教學價值取向對教學內容的選擇、教學過程的展開、課程與教學評價都有直接的導向和制約作用。教學價值取向不同,教學過程的設計和運作也不同,而教學過程的設計和運作直接關系到學生形成怎樣的素質。要合理地構建學生的素質,就要研究教學價值取向。
教學價值取向就是對“教學應該有什么用”的認識,而講到“價值”、“功能”、“作用”、“功用”等方面就不能不講到其所對應的主體。傳統課堂文化要求教學以社會為價值主體,滿足社會的需要,把學生培養成社會需要的人,因此強調知識高效、精確地授受,讓學生在最短的時間內掌握盡可能多的知識,以便能夠融入社會、服務社會。而新課改則是從學生的角度出發,要求教學應該以學生的興趣、需要為出發點,因此強調學生個性的培養,關注學生的情感、態度和幸福的體驗,凸顯學生的主體性。這兩種價值取向都有自身的合理性,但是純然的社會本位或者純然的學生本位是不可取,也是難以實現的。因為,如果不滿足學生成長的需要,學生就不能滿足社會的需要;如果學生不能滿足社會的需要,個體的成長也就失去了應有的社會意義。
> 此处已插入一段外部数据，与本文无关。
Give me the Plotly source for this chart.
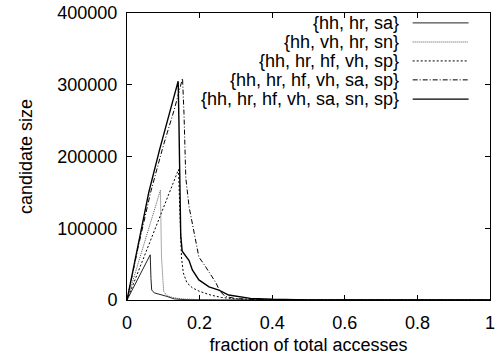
import plotly.graph_objects as go

# ---- data ----
x_tick_vals = [0, 0.2, 0.4, 0.6, 0.8, 1.0]
x_tick_text = ["0", "0.2", "0.4", "0.6", "0.8", "1"]
y_tick_vals = [0, 100000, 200000, 300000, 400000]
y_tick_text = ["0", "100000", "200000", "300000", "400000"]

names = [
    "{hh, hr, sa}",
    "{hh, vh, hr, sn}",
    "{hh, hr, hf, vh, sp}",
    "{hh, hr, hf, vh, sa, sp}",
    "{hh, hr, hf, vh, sa, sn, sp}",
]

s1_x = [0, 0.064, 0.066, 0.068, 0.075, 0.09, 0.11, 0.13, 0.16, 0.25, 1.0]
s1_y = [0, 63000, 30000, 14000, 10000, 8000, 5000, 1500, 500, 100, 0]

s2_x = [0, 0.092, 0.095, 0.098, 0.101, 0.11, 0.125, 0.15, 0.2, 0.3, 1.0]
s2_y = [0, 153000, 60000, 25000, 12000, 6000, 3500, 1500, 500, 100, 0]

s3_x = [0, 0.142, 0.144, 0.147, 0.15, 0.155, 0.165, 0.18, 0.2, 0.23, 0.26, 0.3, 0.4, 1.0]
s3_y = [0, 182000, 150000, 100000, 60000, 38000, 24000, 17000, 12000, 7000, 3500, 1500, 300, 0]

s4_x = [0, 0.03, 0.065, 0.1, 0.13, 0.153, 0.157, 0.162, 0.171, 0.185, 0.198, 0.217,
        0.235, 0.245, 0.255, 0.27, 0.3, 0.35, 0.45, 1.0]
s4_y = [0, 72000, 150000, 215000, 265000, 309000, 260000, 170000, 130000, 92000, 60000, 46000,
        32000, 24000, 13000, 5000, 2000, 800, 200, 0]

s5_x = [0, 0.03, 0.06, 0.09, 0.115, 0.141, 0.143, 0.145, 0.148, 0.152, 0.16, 0.171, 0.18,
        0.198, 0.226, 0.253, 0.28, 0.34, 0.4, 0.5, 1.0]
s5_y = [0, 75000, 150000, 210000, 255000, 305000, 250000, 150000, 90000, 68000, 62000, 55000, 42000,
        28000, 18400, 13800, 6900, 2300, 1000, 200, 0]

series_x = [s1_x, s2_x, s3_x, s4_x, s5_x]
series_y = [s1_y, s2_y, s3_y, s4_y, s5_y]

# ---- styles ----
colors = ["#222222", "#555555", "#000000", "#000000", "#000000"]
dashes = ["solid", "1px,1px", "2px,2px", "5px,2px,1px,2px", "solid"]
widths = [1, 1, 1, 1, 1.4]

FONT = "Liberation Sans, Arial, sans-serif"
FS = 18

fig = go.Figure()
for n, xs, ys, c, d, w in zip(names, series_x, series_y, colors, dashes, widths):
    fig.add_trace(go.Scatter(x=xs, y=ys, mode="lines", name=n,
                             line=dict(color=c, dash=d, width=w), showlegend=False))

# manual gnuplot-style legend (text right-aligned, sample on the right)
leg_rows_y = [0.9655, 0.899, 0.833, 0.767, 0.700]
for n, yy, c, d, w in zip(names, leg_rows_y, colors, dashes, widths):
    fig.add_annotation(xref="paper", yref="paper", x=0.755, y=yy, text=n,
                       showarrow=False, xanchor="right", yanchor="middle",
                       font=dict(family=FONT, size=FS, color="black"))
    fig.add_shape(type="line", xref="paper", yref="paper", x0=0.787, x1=0.941,
                  y0=yy, y1=yy, line=dict(color=c, dash=d, width=w))

axis_common = dict(showline=True, linecolor="black", linewidth=1, mirror="ticks",
                   ticks="inside", ticklen=5, tickcolor="black", showgrid=False,
                   zeroline=False, tickfont=dict(family=FONT, size=FS, color="black"))

fig.update_xaxes(range=[0, 1], tickvals=x_tick_vals, ticktext=x_tick_text,
                 title=dict(text="fraction of total accesses",
                            font=dict(family=FONT, size=FS, color="black"), standoff=6),
                 ticklabelstandoff=6, ticklabeloverflow="allow", **axis_common)
fig.update_yaxes(range=[0, 400000], tickvals=y_tick_vals, ticktext=y_tick_text,
                 title=dict(text="candidate size",
                            font=dict(family=FONT, size=FS, color="black"), standoff=20),
                 ticklabelstandoff=5, **axis_common)

fig.update_layout(width=498, height=362, margin=dict(l=127, r=3, t=10, b=62),
                  paper_bgcolor="white", plot_bgcolor="white",
                  font=dict(family=FONT, size=FS, color="black"))

fig.write_html("out.html")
因此,社會本位和學生本位不是非此即彼、互相排斥的二元對立的關系,而是亦此亦彼、相互聯系、相互包含的關系。離開了知識的掌握,學生對幸福的體驗便失去了精神依托,態度的培養便失去了方向,情感的發生便流于膚淺,相反,倘若將情感、態度、個性等方面的價值取向從教學價值中抽出,知識的學習也就成為空洞的、枯燥的、無聊的符號認識過程,也就迷失了教學最本真的追求———人的培養。
以學生的生命可持續發展作為教學價值取向,就會注重生命的獨特性、理解生命的生成性、善待生命的自主性、觀照生命的完整性,把知識、能力、品格等方面的價值實現統一在教學過程中,并使每一方面的發展都保持合理的水平。而學生生命的“可持續生長”則是社會價值在教學活動中的體現,社會價值歸根結底要由人來創造,學生生命的“可持續生長”是社會可持續發展的有力保證。這種價值取向在整體有機論的觀照下,拋棄了二元對立的思維模式,超越了“社會”與“個人”兩極對立的價值抉擇,將社會與個人的價值追求統一于學生生命的可持續發展這一具體形式上。